So here I am again, playing the waiting game. Waiting for help with my mental health. A few months ago now I contracted my local mental health service, who were absolutely USELESS! Such a contrast to last time. I know that they are completely run off their feet at the moment, but they haven’t treat me well at all this time. They assessed me, which all felt very rushed. The person I was speaking to seemed more concerned about her script of what she had to say, rather than giving me the time I needed to talk and explain what was happening properly. She said that she would phone me back a week later to discuss my treatment options, and she never did. I had to phone them up to find out what was going on. They said that they didn’t know, but she was offline, so they were going to email her for me. Very helpful when she is offline! Thanks for that. As a procaution she also said that she would email me some crisis phone numbers. And she never did. Luckily I wasn’t relying on these and am no where near that point.
The day after, she phoned me up and explained that she had been working from home and that her internet had been down. I do understand why this could be a big problem. Her entire workload could be online. Her diary and contact details of all of her appointments. So I do understand how this could hold things up. But I really don’t understand why she couldn’t phone up the office and ask them to cancel her appointments and let everybody know.
She said that they could offer me treatment for depression, but because I think there is a condition that needs looking into, I may be better speaking to my GP about it. She was saying that if I get a proper diagnosis for whatever condition this is, then they may be able to offer me more suitable help. She said that she would give me some time to have a think and decide what I wanted to do and that she would phone me back a week later. We are three weeks on now and I still haven’t heard from her. Luckily I have decided to go down the GP route, so at the moment I don’t really need anything from them.
I managed to get an appointment with my GP last week and she has referred me to a psychiatrist. Wow… that word sounds scary, and serious. But there’s something going on and whatever it is, it’s getting worse. The majority of my adult life has been consumed by mental health problems, first depression, then PTSD and now this. I do think that whatever this is, that I have had it for quite a few years already and that it has got confused with my PTSD symptoms. But I’m sure now that there is something that has been running alongside my PTSD that has been causing my crazy and intense moods. I think now is the time to get to the bottom of everything that’s going on inside my head. I think that if I was to just go for more thereapy now, it would be like papering over the cracks. Eventually it is going to come to a point where I will have no choice but to do this. I think that not doing this now, would just be delaying the inevitable. I also think that now, with the pandemic situation I have the time and space to deal with all of this. In years time I could get to a point again where I should do this, but I may be really busy with other things that feel more of a priority. At the moment I don’t really have any other plans or commitments that stop me from doing this. So if there was ever a good time to take on a journey like this, it is now. My GP said that I should hear from them within two to three weeks.
The words psychiatric and psychiatrist do sound really dautning though. It sounds really serious. For a while now I have been wondering what the difference is between psychiatry and psychology.

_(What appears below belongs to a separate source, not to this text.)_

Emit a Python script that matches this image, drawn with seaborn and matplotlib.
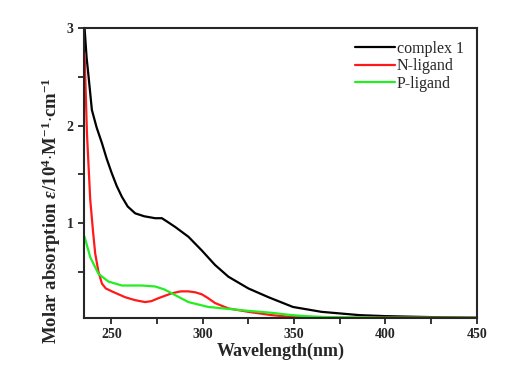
import pandas as pd
import seaborn as sns
import matplotlib.pyplot as plt
from matplotlib.ticker import MultipleLocator

# complex 1
wl_c = [235.4, 236.5, 237.6, 239.4, 242, 244.9, 247.5, 250.3, 253, 255.8, 259, 263.1, 268, 274, 277.7,
        281, 285, 292.2, 299.5, 306.8, 314.1, 325, 336, 349.4, 365, 386, 400, 425, 450]
abs_c = [3.0, 2.7, 2.5, 2.16, 1.98, 1.82, 1.66, 1.51, 1.38, 1.27, 1.17, 1.10, 1.07, 1.05, 1.05,
         1.01, 0.96, 0.86, 0.72, 0.57, 0.45, 0.33, 0.24, 0.14, 0.09, 0.056, 0.046, 0.036, 0.03]

# N-ligand
wl_n = [235.4, 236.7, 238.5, 240, 241.2, 243, 244.9, 247, 250.3, 257.6, 263, 268.5, 272, 275.8, 283.1,
        288, 292.2, 296, 299.5, 303, 306.8, 314.1, 325, 337.8, 350, 375, 400, 450]
abs_n = [2.74, 1.92, 1.24, 0.92, 0.69, 0.50, 0.38, 0.33, 0.30, 0.24, 0.21, 0.19, 0.20, 0.23, 0.28,
         0.30, 0.30, 0.29, 0.27, 0.23, 0.18, 0.125, 0.09, 0.056, 0.035, 0.03, 0.03, 0.03]

# P-ligand
wl_p = [235.4, 238.5, 243, 248.5, 255.8, 266.7, 274, 279, 283.1, 292.2, 303.1, 314.1, 325, 337.8,
        349, 360, 370, 400, 450]
abs_p = [0.86, 0.65, 0.48, 0.40, 0.36, 0.36, 0.35, 0.32, 0.28, 0.19, 0.14, 0.12, 0.10, 0.08,
         0.056, 0.042, 0.035, 0.03, 0.03]

labels = ['complex 1', 'N-ligand', 'P-ligand']
colors = ['#000000', '#ff1a1a', '#22ee22']

df = pd.concat([
    pd.DataFrame({'wl': wl_c, 'abs': abs_c, 'sample': labels[0]}),
    pd.DataFrame({'wl': wl_n, 'abs': abs_n, 'sample': labels[1]}),
    pd.DataFrame({'wl': wl_p, 'abs': abs_p, 'sample': labels[2]}),
])

sns.set_style('ticks')
plt.rcParams['font.family'] = ['Liberation Serif', 'DejaVu Serif']
plt.rcParams['mathtext.fontset'] = 'custom'
plt.rcParams['mathtext.rm'] = 'Liberation Serif:bold'
plt.rcParams['mathtext.it'] = 'Liberation Serif:italic:bold'
plt.rcParams['mathtext.bf'] = 'Liberation Serif:bold'

fig = plt.figure(figsize=(5.24, 3.69), dpi=100)
ax = fig.add_axes([0.160, 0.138, 0.750, 0.786])
sns.lineplot(data=df, x='wl', y='abs', hue='sample', palette=dict(zip(labels, colors)),
             linewidth=1.6, sort=False, ax=ax)

ax.set_xlim(235, 450)
ax.set_ylim(0.026, 3)
ax.xaxis.set_major_locator(MultipleLocator(50))
ax.xaxis.set_minor_locator(MultipleLocator(25))
ax.set_yticks([1, 2, 3])
ax.set_yticks([0.5, 1.5, 2.5], minor=True)
ax.tick_params(which='both', direction='out', width=1.3, length=4, labelsize=10)
for lab in ax.get_xticklabels() + ax.get_yticklabels():
    lab.set_fontweight('bold')
for s in ax.spines.values():
    s.set_linewidth(1.5)
    s.set_visible(True)

ax.set_xlabel('Wavelength(nm)', fontsize=13, fontweight='bold', labelpad=1)
ax.set_ylabel(r'Molar absorption $\mathit{\varepsilon}$/10$^{4}$$\cdot$M$^{-1}$$\cdot$cm$^{-1}$',
              fontsize=13.5, fontweight='bold')
ax.yaxis.set_label_coords(-0.052, 0.37)

leg = ax.legend(loc='upper right', frameon=False, fontsize=11.5, handlelength=2.5,
                handletextpad=0.15, labelspacing=0.1, borderaxespad=0.4)
leg.set_title(None)

plt.savefig('out.png', dpi=100)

One of my friends who used to work in this area explained it to me. If I have understood this right, psychology is when you still have some control over how you are feeling, thinking and behaving and talking therapies are often used to help with any problems. Psychiatry is when you don’t have that control and medication is needed as well as other therapies to help get some of that control back. I have been wondering that for years, I don’t know why I didn’t think to ask before now.
I have been told that this is a long process and it is already doing my head in. I desperately need to know what is going on so that i can try and understand and learn how to live with it in the best way I can. And so that I can start to feel moe stable. There’s also that little part of me that doesn’t want to know, because then it will be real. That part of me is getting smaller though. I think that when I know what it is, a lot of things might fall into place and make more sense. I hate not knowing. And I think that I have got months of not knowing ahead of me.